Backstage at the Fisher Center

by Gary Miller


We are fortunate to have Bard College as our home. There are bucolic gardens and pathways, gently rolling hills, and stately trees. At the north end of the campus, amidst yet more of nature’s offerings, stands a brilliant silver bird, Fisher Center. Designed by architect Frank Gehry, the 110,000-square-foot center houses two theaters, four rehearsal studios for dance, theater, and music, and professional support facilities. It opened in April 2003, and The New Yorker called it “possibly the best small concert hall in the United States.”


The Sosnoff Theater seats approximately 800 people. It features a proscenium stage that accommodates opera, music, dance, and theater. A concert-shell insert can be used to accommodate orchestral and chamber concerts. The design of the room is intentionally simple: it is hexagonal, with walls that bow slightly inward to create convex surfaces that best diffuse sound. Its ceiling is high to give the room enough volume to allow sound within it to bloom. The room is acoustically tuned for optimal vocal and orchestral sound.

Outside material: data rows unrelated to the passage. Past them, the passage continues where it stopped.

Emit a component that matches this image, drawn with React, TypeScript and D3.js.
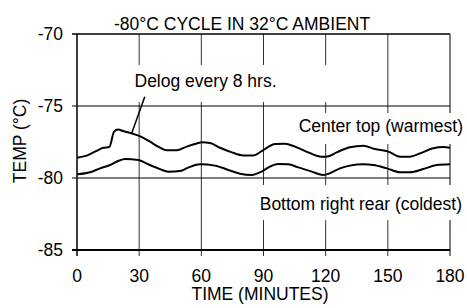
import { useEffect, useRef } from 'react'
import * as d3 from 'd3'

// readings (minutes, °C)
const topTimes = [0, 4.7, 8.7, 12.7, 15.6, 17.9, 19.9, 22.3, 26.4, 30, 35.2, 39.2, 43.3, 48.1, 52.9, 57.8, 60.2, 64.2, 69, 74.7, 80.3, 85.1, 89.9, 95.6, 100.4, 105.2, 111.6, 118, 121, 125.3, 131.7, 138.2, 143.8, 150.2, 155.9, 160.7, 165.5, 171.9, 176.8, 180]
const topTemps = [-78.59, -78.45, -78.17, -77.9, -77.85, -76.78, -76.64, -76.74, -76.9, -77.08, -77.48, -77.82, -78.08, -78.08, -77.82, -77.6, -77.52, -77.57, -77.9, -78.22, -78.43, -78.43, -78.06, -77.64, -77.62, -77.82, -78.22, -78.52, -78.5, -78.22, -77.87, -77.76, -77.99, -78.17, -78.52, -78.52, -78.29, -77.94, -77.85, -77.9]

const bottomTimes = [0, 6.3, 11.1, 15.9, 19.9, 23.2, 29.6, 35.2, 40, 44.1, 49.7, 53.7, 59.4, 66.6, 73, 78.7, 84.3, 89.1, 93.1, 97.1, 101.9, 106.8, 113.3, 118.9, 122.1, 126.9, 131.7, 138.2, 143, 149.5, 155.9, 160.7, 167.1, 173.6, 180]
const bottomTemps = [-79.74, -79.6, -79.33, -79.1, -78.82, -78.68, -78.75, -79.1, -79.38, -79.56, -79.51, -79.28, -79.05, -79.14, -79.44, -79.7, -79.79, -79.56, -79.21, -79.03, -79.05, -79.26, -79.56, -79.79, -79.67, -79.33, -79.14, -79.05, -79.1, -79.33, -79.6, -79.6, -79.38, -79.1, -79.05]

const xTicks = [0, 30, 60, 90, 120, 150, 180]
const yTicks = [-70, -75, -80, -85]

// pointer from the "Delog" note to the bump
const pointerTimes = [32.7, 26.4]
const pointerTemps = [-74.35, -76.9]

const W = 467
const H = 308
const FONT = '"Liberation Sans", Arial, sans-serif'

export default function App() {
  const ref = useRef<SVGSVGElement | null>(null)

  useEffect(() => {
    // no scrollbars eating the right edge
    document.documentElement.style.overflow = 'hidden'
    document.body.style.margin = '0'
    document.body.style.overflow = 'hidden'

    if (!ref.current) {return}
    const svg = d3.select(ref.current)
    svg.selectAll('*').remove()

    const x = d3.scaleLinear().domain([0, 180]).range([77, 450])
    const y = d3.scaleLinear().domain([-85, -70]).range([250, 34])

    const root = svg.append('g').attr('font-family', FONT).attr('font-size', 17.5).attr('fill', '#000')

    // vertical grid + frame
    root.selectAll('line.vg')
      .data(xTicks)
      .join('line')
      .attr('x1', (d) => x(d)).attr('x2', (d) => x(d))
      .attr('y1', y(-70)).attr('y2', y(-85) + 6)
      .attr('stroke', (d) => (d === 0 || d === 180 ? '#000' : '#333'))
      .attr('stroke-width', (d) => (d === 0 ? 1.5 : 1))

    // horizontal grid
    root.selectAll('line.hg')
      .data(yTicks)
      .join('line')
      .attr('x1', x(0) - 5).attr('x2', x(180))
      .attr('y1', (d) => y(d)).attr('y2', (d) => y(d))
      .attr('stroke', '#000')
      .attr('stroke-width', (d) => (d === -85 ? 2 : d === -70 ? 1.5 : 1))

    // white boxes behind the notes
    const boxes = [
      { x0: 132, x1: 334, y0: 65, y1: 102 },
      { x0: 296, x1: 467, y0: 113, y1: 144 },
      { x0: 252, x1: 467, y0: 185, y1: 220 },
    ]
    root.selectAll('rect.box')
      .data(boxes)
      .join('rect')
      .attr('x', (d) => d.x0).attr('y', (d) => d.y0)
      .attr('width', (d) => d.x1 - d.x0).attr('height', (d) => d.y1 - d.y0)
      .attr('fill', '#fff')

    const line = d3.line<[number, number]>()
      .x((d) => x(d[0]))
      .y((d) => y(d[1]))
      .curve(d3.curveMonotoneX)

    const series = [
      d3.zip(topTimes, topTemps) as [number, number][],
      d3.zip(bottomTimes, bottomTemps) as [number, number][],
    ]
    root.selectAll('path.s')
      .data(series)
      .join('path')
      .attr('d', (d) => line(d))
      .attr('fill', 'none')
      .attr('stroke', '#000')
      .attr('stroke-width', 2)
      .attr('stroke-linejoin', 'round')

    const pointer = d3.zip(pointerTimes, pointerTemps) as [number, number][]
    root.append('path')
      .attr('d', d3.line<[number, number]>().x((d) => x(d[0])).y((d) => y(d[1]))(pointer))
      .attr('stroke', '#000')
      .attr('stroke-width', 1.5)
      .attr('fill', 'none')

    // tick labels
    root.selectAll('text.yt')
      .data(yTicks)
      .join('text')
      .attr('x', 63)
      .attr('y', (d) => y(d) + 6)
      .attr('text-anchor', 'end')
      .text((d) => String(d))

    root.selectAll('text.xt')
      .data(xTicks)
      .join('text')
      .attr('x', (d) => x(d))
      .attr('y', 281.5)
      .attr('text-anchor', 'middle')
      .text((d) => String(d))

    root.append('text').attr('x', 114).attr('y', 30).text('-80°C CYCLE IN 32°C AMBIENT')
    root.append('text').attr('x', 260).attr('y', 300).attr('text-anchor', 'middle').text('TIME (MINUTES)')
    root.append('text')
      .attr('transform', 'translate(26,141) rotate(-90)')
      .attr('text-anchor', 'middle')
      .text('TEMP (°C)')

    root.append('text').attr('x', 134.5).attr('y', 86.5).text('Delog every 8 hrs.')
    root.append('text').attr('x', 463).attr('y', 132).attr('text-anchor', 'end').text('Center top (warmest)')
    root.append('text').attr('x', 462).attr('y', 210).attr('text-anchor', 'end').text('Bottom right rear (coldest)')
  }, [])

  return (
    <svg
      ref={ref}
      width={W}
      height={H}
      role="img"
      aria-label="-80°C cycle in 32°C ambient"
      style={{ position: 'fixed', left: 0, top: 0, background: '#fff', display: 'block' }}
    />
  )
}
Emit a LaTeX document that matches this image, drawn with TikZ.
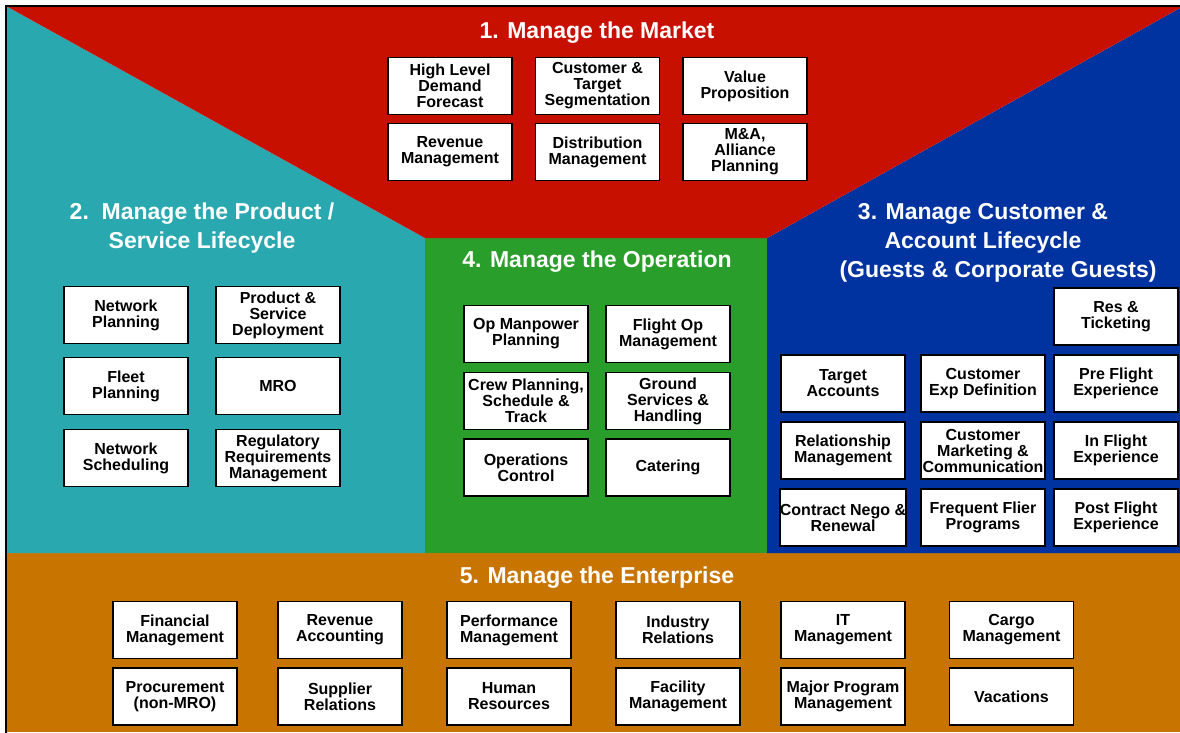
\documentclass[tikz,border=0pt]{standalone}
\usepackage{fontspec}
\setmainfont{Liberation Sans}
\definecolor{cRed}{RGB}{200,16,0}
\definecolor{cTeal}{RGB}{41,168,176}
\definecolor{cGreen}{RGB}{42,158,42}
\definecolor{cBlue}{RGB}{0,51,160}
\definecolor{cOrange}{RGB}{200,116,0}
\begin{document}
\begin{tikzpicture}[x=1pt,y=-1pt,
  box/.style={draw=black, line width=1.3pt, fill=white, minimum width=124pt, minimum height=57pt,
    inner sep=0pt, align=center, font=\bfseries\fontsize{16}{16}\selectfont, text=black},
  ttl/.style={text=white, align=center, font=\bfseries\fontsize{23}{29}\selectfont}]
\useasboundingbox (0,0) rectangle (1180,732);
\fill[white] (0,0) rectangle (1180,732);
% regions
\fill[cOrange] (6,553) rectangle (1180,732);
\fill[cTeal] (6,6) -- (425,238) -- (425,553) -- (6,553) -- cycle;
\fill[cGreen] (425,238) rectangle (767,553);
\fill[cBlue] (767,238) -- (1180,8) -- (1180,553) -- (767,553) -- cycle;
\fill[cRed] (6,6) -- (1180,6) -- (1180,8) -- (767,238) -- (425,238) -- cycle;
\draw[line width=2pt] (6,733) -- (6,6) -- (1181,6);
% titles
\node[ttl] (t1) at (597,33) {1. Manage the Market};
\node[ttl] (t2) at (202,228.5) {2.\ \ Manage the Product /\\Service Lifecycle};
\node[ttl] (t3) at (983,243) {3. Manage Customer \&\\Account Lifecycle\\\hspace*{30pt}(Guests \& Corporate Guests)};
\node[ttl] (t4) at (597,262) {4. Manage the Operation};
\node[ttl] (t5) at (597,578) {5. Manage the Enterprise};
% 1. market
\node[box] (m1) at (450,86) {High Level\\Demand\\Forecast};
\node[box] (m2) at (597.5,86) {Customer \&\\Target\\Segmentation};
\node[box] (m3) at (745,86) {Value\\Proposition};
\node[box] (m4) at (450,152) {Revenue\\Management};
\node[box] (m5) at (597.5,152) {Distribution\\Management};
\node[box] (m6) at (745,152) {M\&A,\\Alliance\\Planning};
% 2. product
\node[box] (p1) at (126,315) {Network\\Planning};
\node[box] (p2) at (278,315) {Product \&\\Service\\Deployment};
\node[box] (p3) at (126,386) {Fleet\\Planning};
\node[box] (p4) at (278,386) {MRO};
\node[box] (p5) at (126,458) {Network\\Scheduling};
\node[box] (p6) at (278,458) {Regulatory\\Requirements\\Management};
% 4. operation
\node[box] (o1) at (526,334) {Op Manpower\\Planning};
\node[box] (o2) at (668,334) {Flight Op\\Management};
\node[box] (o3) at (526,401) {Crew Planning,\\Schedule \&\\Track};
\node[box] (o4) at (668,401) {Ground\\Services \&\\Handling};
\node[box] (o5) at (526,467.5) {Operations\\Control};
\node[box] (o6) at (668,467.5) {Catering};
% 3. customer
\node[box] (c0) at (1116,316.5) {Res \&\\Ticketing};
\node[box] (c1) at (843,383.5) {Target\\Accounts};
\node[box] (c2) at (983,383.5) {Customer\\Exp Definition};
\node[box] (c3) at (1116,383.5) {Pre Flight\\Experience};
\node[box] (c4) at (843,450.5) {Relationship\\Management};
\node[box] (c5) at (983,450.5) {Customer\\Marketing \&\\Communication};
\node[box] (c6) at (1116,450.5) {In Flight\\Experience};
\node[box] (c7) at (843,517.5) {Contract Nego \&\\Renewal};
\node[box] (c8) at (983,517.5) {Frequent Flier\\Programs};
\node[box] (c9) at (1116,517.5) {Post Flight\\Experience};
% 5. enterprise
\node[box] (e1) at (175,630) {Financial\\Management};
\node[box] (e2) at (340,630) {Revenue\\Accounting};
\node[box] (e3) at (509,630) {Performance\\Management};
\node[box] (e4) at (678,630) {Industry\\Relations};
\node[box] (e5) at (843,630) {IT\\Management};
\node[box] (e6) at (1011.5,630) {Cargo\\Management};
\node[box] (e7) at (175,696.5) {Procurement\\(non-MRO)};
\node[box] (e8) at (340,696.5) {Supplier\\Relations};
\node[box] (e9) at (509,696.5) {Human\\Resources};
\node[box] (e10) at (678,696.5) {Facility\\Management};
\node[box] (e11) at (843,696.5) {Major Program\\Management};
\node[box] (e12) at (1011.5,696.5) {Vacations};
\end{tikzpicture}
\end{document}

It’s also a hub for research and education, supporting artists, students, and audiences in the development and examination of artistic ideas. It shares perspectives from the past and present, as well as visions of the future. And, as LLI members know, Fisher Center offers a non-stop potpourri of entertainment in music, dance, and the theater, often at discounted ticket prices.

The Tour

On a recent Sunday in April, 35 Bard LLI members had a chance to tour the center, including a fascinating behind-the-scenes tour hosted by Kieley Michasiow-Levy, Bard Senior Individual Giving Manager, and Caroline Ryan, Development Operations Coordinator. Walking through the front door, looking up at the display of architectural details, we listened attentively as Kieley welcomed us and shared facts, figures, and insights.

“I tend to focus on very specific details,” she says, ”like the 5,647 stainless steel shingles, two-inch foam membrane, 40,000 square feet of Douglas fir veneer, and other physical characteristics of the building. I talk about acoustics a lot, and production details, but what I like to impart is the importance of the performing arts, the art and the work and the students.”


During the backstage part of the tour, we watched students apply makeup, get fitted for costumes, and practice dance in a wonderful, sunlit studio. It was easy to imagine these students, in the future, performing in a classical music concert, Broadway play, or dance recital. “‘Oklahoma! is a perfect example,” Kieley says, “Patrick Vaill was a student here and worked with Daniel Fish on that production in 2007, then returned in 2015 professionally, and was in that production again, and then ended up on Broadway. Oh boy. To see the evolution, you know, you, I mean, that’s just one student and one example.”